Si stima che in Italia vi siano circa 3300 lupi. Un numero in continua crescita. A riferirlo è l’Ispra al termine del progetto di monitoraggio della specie realizzato a livello nazionale tra il 2020 e 2021. Nelle sole regioni alpine vivono circa 950 esemplari e una delle colonie più importanti si trova nel Triveneto. Ed è di questa che scrive Angelo Pangrazio, giornalista, nel suo libro Lupi a Nordest.

SI TRATTA DEL RACCONTO dei dieci anni della ricolonizzazione del lupo sulle Alpi orientali (Veneto, Trentino-Alto Adige, Friuli-Venezia Giulia), dopo un secolo di assenza, che chiama in causa non solo uno straordinario fenomeno ecologico e naturale ma anche la trasformazione del rapporto tra genere umano e ambiente, gli habitat della montagna, la biodiversità e i processi di rinaturalizzazione.
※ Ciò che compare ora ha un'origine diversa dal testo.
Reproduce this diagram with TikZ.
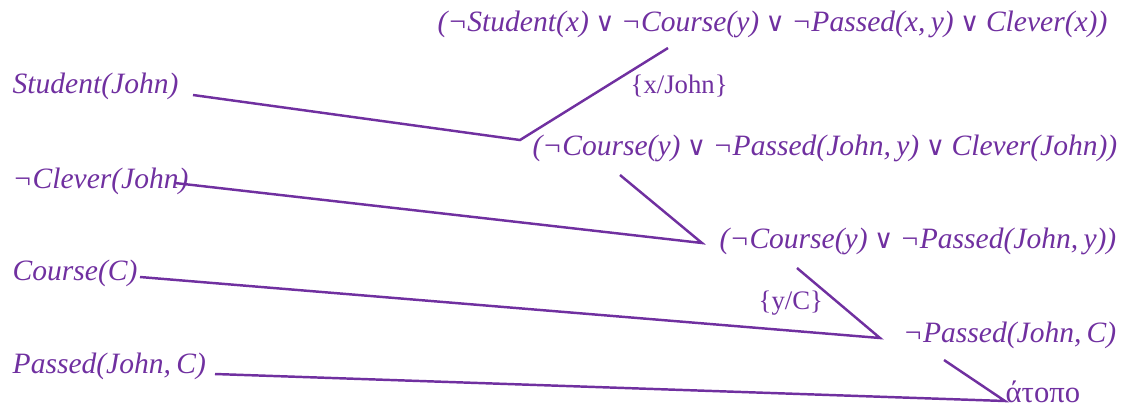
\documentclass[tikz,border=0pt]{standalone}
\usepackage{fontspec}
\setmainfont{Liberation Serif}
\newfontfamily\symf{DejaVu Serif}
\newfontfamily\itf{Liberation Serif Italic}
\newcommand\OR{\hspace{0.22em}{\symf\fontsize{7.5}{9}\selectfont ∨}\hspace{0.22em}}
\newcommand\cm{,\hspace{0.18em}}
\definecolor{pur}{HTML}{7030A0}
\begin{document}
\begin{tikzpicture}[x=0.01cm,y=-0.01cm,
  lit/.style={anchor=base west,inner sep=0pt,text=pur,font=\itf\fontsize{8.4}{10}\selectfont},
  litr/.style={lit,anchor=base east},
  sub/.style={anchor=base west,inner sep=0pt,text=pur,font=\fontsize{7.6}{10}\selectfont},
  edge/.style={draw=pur,line width=0.7pt}]
\useasboundingbox (0,0) rectangle (1126,408);
\node[lit] (c0) at (437,31) {(¬Student(x)\OR¬Course(y)\OR¬Passed(x\cm y)\OR Clever(x))};
\node[lit] (s) at (12,93) {Student(John)};
\node[sub] (u1) at (630,93) {\{x/John\}};
\node[litr] (c1) at (1118,155) {(¬Course(y)\OR¬Passed(John\cm y)\OR Clever(John))};
\node[lit] (nc) at (12,188) {¬Clever(John)};
\node[litr] (c2) at (1117,248) {(¬Course(y)\OR¬Passed(John\cm y))};
\node[lit] (co) at (12,280) {Course(C)};
\node[sub] (u2) at (758,309) {\{y/C\}};
\node[litr] (c3) at (1117,342) {¬Passed(John\cm C)};
\node[lit] (p) at (12,373) {Passed(John\cm C)};
\node[sub,font=\fontsize{8.7}{10}\selectfont] (e) at (1005,402) {άτοπο};
\coordinate (a1) at (193,95);  \coordinate (j1) at (520,140); \coordinate (b1) at (668,48);
\coordinate (a2) at (175,183); \coordinate (j2) at (702,243); \coordinate (b2) at (620,175);
\coordinate (a3) at (140,277); \coordinate (j3) at (880,338); \coordinate (b3) at (797,268);
\coordinate (a4) at (215,374); \coordinate (j4) at (1005,401); \coordinate (b4) at (944,360);
\draw[edge] (a1) -- (j1) -- (b1);
\draw[edge] (a2) -- (j2) -- (b2);
\draw[edge] (a3) -- (j3) -- (b3);
\draw[edge] (a4) -- (j4) -- (b4);
\end{tikzpicture}
\end{document}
Ma come dice il sottotitolo anche di antiche paure, nuovi conflitti, a partire dal rapporto con l’uomo e le sue attività: dall’allevamento al turismo.

PANGRAZIO INIZIA raccontando la storia di Slavc e Giulietta, una coppia di lupi presenti dal 2012 in Lessinia, in provincia di Verona. «Dopo alcune predazioni di capre, il sistema di sorveglianza attivato fa vedere un lupo. È una femmina, che a distanza di qualche mese incontrerà un lupo che proviene da un branco insediato in Slovenia. Il lupo nella sua lunga migrazione ha percorso oltre mille chilometri attraversando Austria, Alto Adige, Trentino e Altopiano di Asiago prima di arrivare in Lessinia. A registrare il viaggio è stato un radiocollare gps che il prof Hubert Poto’nik e i suoi collaboratori avevano applicato al lupo sulle montagne tra Slovenia e Croazia. Si era così formata la prima coppia di lupi del Triveneto, battezzati con i nomi di Slavc e Giulietta, un lupo di origine dinarica e una lupa italica».

IN 10 ANNI SLAVC E GIULIETTA hanno generato oltre quaranta cuccioli che a loro volta hanno dato un contributo determinante al ritorno del predatore sulle Alpi orientali. Ma com’è nella storia di questo animale, al plauso degli ambientalisti per il suo ritorno si contrappone la rivolta degli allevatori colpiti dalle predazioni, soprattutto dei bovini in alpeggio.

NEL LIBRO SI RACCONTANO le Notti da lupi organizzate da Legambiente, con ronde estive nelle malghe per la prevenzione degli attacchi, ma anche i botta e risposta sui social che diventano terreno di scontro, il sismografo che registra lo scontro tra chi vuole l’allontanamento dei branchi di lupi e chi ha invece posizioni conservazioniste. Un veterinario ricorda il lavoro sul campo sulle pecore e bovini predati, le malghe prive di protezioni anti-lupo, i cambiamenti della zootecnia di montagna non più abituata ad affrontare la minaccia lupi. Uno scontro così forte come in nessun’altra zona d’Italia, che ha portato nell’estate scorsa durante la 115ª edizione dell’antica Fiera di Erbezzo, comune montano veronese, gli allevatori a mettere in mostra per protesta sagome di bovini e pecore in un recinto al posto degli animali in carne e ossa.

NEL LIBRO NON SI PARLA solo della montagna veronese, l’autore dedica un capitolo sulla presenza del lupo in varie zone raccontando cosa ha visto con i suoi occhi. Come sull’Altipiano di Asiago, dove descrive un funerale in malga con la spettacolarizzazione delle conseguenze delle predazioni e la voluta esposizione delle carcasse di bovini lungo le strade. Oppure, la guerra dei masi che espongono cartelli con la scritta wanted sulle foto dei lupi. Ma anche note positive come in Cansiglio, nel bellunese, dove l’arrivo dei predatori limita e disperde la popolazione di cervi, primi responsabili dell’impoverimento del sottobosco. O ancora, le esperienze di due pastori che grazie a recinti elettrificati, cani da guardiania e aiuto-pastori vanno avanti con la loro attività riducendo al minimo lE predazioni. Pangrazio racconta anche come la politica ha utilizzato il lupo come strumento di propaganda. Interessante il capitolo dove l’autore raccoglie spunti e studi che indirizzano verso pratiche di coesistenza. «Il tema del ritorno del lupo – conclude Pangrazio – si intreccia con il futuro della montagna, e sconta il suo abbandono».